Kemenag Batam Jaga Toleransi Lewat Pawai Ogoh-ogoh Nyepi di Bulan Ramadhan
Pawai ogoh-ogoh dalam rangka Nyepi di Batam tetap terlaksana dengan mengedepankan toleransi antarumat beragama di bulan Ramadhan, menjaga harmoni dan kedamaian.

Kota Batam, Kepulauan Riau, sukses menggelar pawai ogoh-ogoh dalam rangka menyambut Hari Raya Nyepi Tahun Baru Saka 1947. Pawai yang diselenggarakan Kementerian Agama (Kemenag) Kota Batam ini menjadi bukti nyata komitmen menjaga toleransi antarumat beragama, khususnya di tengah bulan Ramadhan. Kegiatan ini melibatkan umat Hindu dan mendapat apresiasi luas dari masyarakat Batam yang multikultur.
Pawai ogoh-ogoh dimulai setelah waktu berbuka puasa, dengan rute yang telah ditentukan untuk meminimalisir gangguan terhadap aktivitas masyarakat lainnya, terutama umat Muslim yang menjalankan ibadah puasa. Hal ini menunjukkan kesadaran dan sensitivitas penyelenggara dalam menghargai perbedaan dan menjaga kerukunan umat beragama.
Penyelenggaraan pawai ini bukan tanpa pertimbangan. Kemenag Kota Batam, melalui Penyelenggara Hindu Made Karmawan, menekankan pentingnya menjaga toleransi dan menghormati perbedaan keyakinan. Dengan demikian, perayaan budaya tetap dapat dinikmati tanpa mengesampingkan nilai-nilai keagamaan lainnya yang dianut masyarakat Batam.
Makna Pawai Ogoh-ogoh dan Hari Raya Nyepi
Pawai ogoh-ogoh merupakan tradisi penting dalam rangkaian Hari Raya Nyepi. Menurut Made Karmawan, ogoh-ogoh merupakan simbol Bhuta Kala, energi negatif yang diwujudkan dalam bentuk patung raksasa yang menyeramkan. Setelah diarak, ogoh-ogoh dibakar sebagai simbol pembersihan diri dan lingkungan sebelum memasuki Hari Raya Nyepi.
Tokoh umat Hindu Provinsi Kepulauan Riau, Wayan Catrayasa, menambahkan bahwa Nyepi bukan hanya ritual keagamaan semata. Lebih dari itu, Nyepi mengajak umat Hindu untuk melakukan introspeksi diri dan menjaga keseimbangan alam. Empat pantangan utama Nyepi, yaitu Amati Geni, Amati Lelungan, Amati Karya, dan Amati Lelanguan, bertujuan memberikan kesempatan bagi alam untuk beristirahat dan kembali seimbang. "Tujuannya adalah untuk memberikan waktu bagi alam semesta agar beristirahat dan kembali ke keseimbangan," jelas Wayan Catrayasa.

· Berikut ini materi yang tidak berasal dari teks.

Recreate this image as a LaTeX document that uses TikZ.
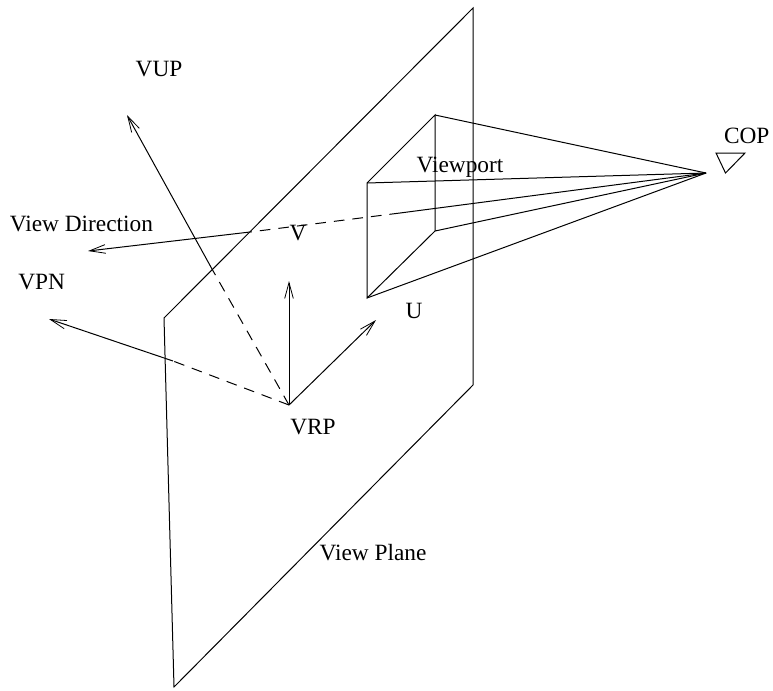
\documentclass[tikz,border=0pt]{standalone}
\usepackage{fontspec}
\setmainfont{Liberation Serif}
\usetikzlibrary{arrows.meta}
\tikzset{
  ln/.style={draw=black,line width=0.75pt,line join=miter},
  arr/.style={ln,-{Straight Barb[length=12pt,width=6.5pt,line width=0.6pt]}},
  dsh/.style={ln,dash pattern=on 8pt off 6pt},
  lbl/.style={font=\fontsize{17.5pt}{20pt}\selectfont,inner sep=0pt,anchor=center,text=black}
}
\begin{document}
\begin{tikzpicture}[x=0.75pt,y=-0.75pt]
\useasboundingbox (0,0) rectangle (773,690);
% plane
\coordinate (P1) at (473,8);
\coordinate (P2) at (473,385);
\coordinate (P3) at (174,687);
\coordinate (P4) at (164,318);
\draw[ln] (P1) -- (P2) -- (P3) -- (P4) -- cycle;
% pyramid
\coordinate (A) at (435,115);
\coordinate (B) at (367,183);
\coordinate (C) at (367,298);
\coordinate (D) at (435,231);
\coordinate (COP) at (706,173);
\draw[ln] (A) -- (B) -- (C) -- (D) -- cycle;
\draw[ln] (COP) -- (A);
\draw[ln] (COP) -- (B);
\draw[ln] (COP) -- (C);
\draw[ln] (COP) -- (D);
% view direction
\coordinate (VS) at (400,213);
\coordinate (VX) at (250,232);
\coordinate (VT) at (88,251);
\draw[ln] (COP) -- (VS);
\draw[dsh] (VS) -- (VX);
\draw[arr] (VX) -- (VT);
% VRP vectors
\coordinate (R) at (289,405);
\coordinate (UPX) at (212,269);
\coordinate (UPT) at (127,115);
\coordinate (NX) at (173,361);
\coordinate (NT) at (49,319);
\coordinate (VVT) at (289,281);
\coordinate (UT) at (376,320);
\draw[dsh] (R) -- (UPX);
\draw[arr] (UPX) -- (UPT);
\draw[dsh] (R) -- (NX);
\draw[arr] (NX) -- (NT);
\draw[arr] (R) -- (VVT);
\draw[arr] (R) -- (UT);
% eye
\coordinate (E1) at (716,153);
\coordinate (E2) at (745,153);
\coordinate (E3) at (725.5,173);
\draw[ln] (E1) -- (E2) -- (E3) -- cycle;
% labels
\node[lbl] (lvup) at (159,69) {VUP};
\node[lbl] (lcop) at (746.7,136) {COP};
\node[lbl] (lvpt) at (460,167) {Viewport};
\node[lbl] (lvd) at (81.4,224) {View Direction};
\node[lbl] (lv) at (298,233.5) {V};
\node[lbl] (lvpn) at (41.7,282.5) {VPN};
\node[lbl] (lu) at (414,311) {U};
\node[lbl] (lvrp) at (313,427) {VRP};
\node[lbl] (lvp) at (373,553) {View Plane};
\end{tikzpicture}
\end{document}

Pembimas Hindu Provinsi Kepri, Purwadi, menjelaskan bahwa pawai ogoh-ogoh merupakan bagian dari upacara Tawur Kesanga, yang bertujuan membersihkan lingkungan dan membawa kedamaian. Ia berharap perayaan ini dapat mempererat hubungan harmonis antarumat beragama.
Toleransi dan Kerukunan Antarumat Beragama di Batam
Wayan Catrayasa mengajak masyarakat Batam untuk terus menjaga kerukunan dan mendukung pembangunan daerah. Ia menekankan pentingnya toleransi dan saling menghormati antarumat beragama. "Keberagaman ini adalah aset yang harus kita jaga demi Batam yang madani dan kondusif," tutupnya. Hal senada juga disampaikan oleh Kemenag Batam yang berkomitmen untuk terus memfasilitasi dan menjaga kerukunan antarumat beragama di Kota Batam.
Pawai ogoh-ogoh di Batam menjadi contoh nyata bagaimana perbedaan keyakinan dapat dirayakan bersama dengan tetap menjaga toleransi dan kedamaian. Kegiatan ini menunjukkan bahwa keberagaman agama di Batam bukan menjadi penghalang, melainkan justru menjadi kekuatan untuk membangun kota yang harmonis dan maju.
Dengan suksesnya penyelenggaraan pawai ogoh-ogoh ini, diharapkan dapat menjadi inspirasi bagi daerah lain dalam membangun kerukunan antarumat beragama. Toleransi dan saling menghormati adalah kunci untuk menciptakan lingkungan hidup yang damai dan kondusif bagi semua warga.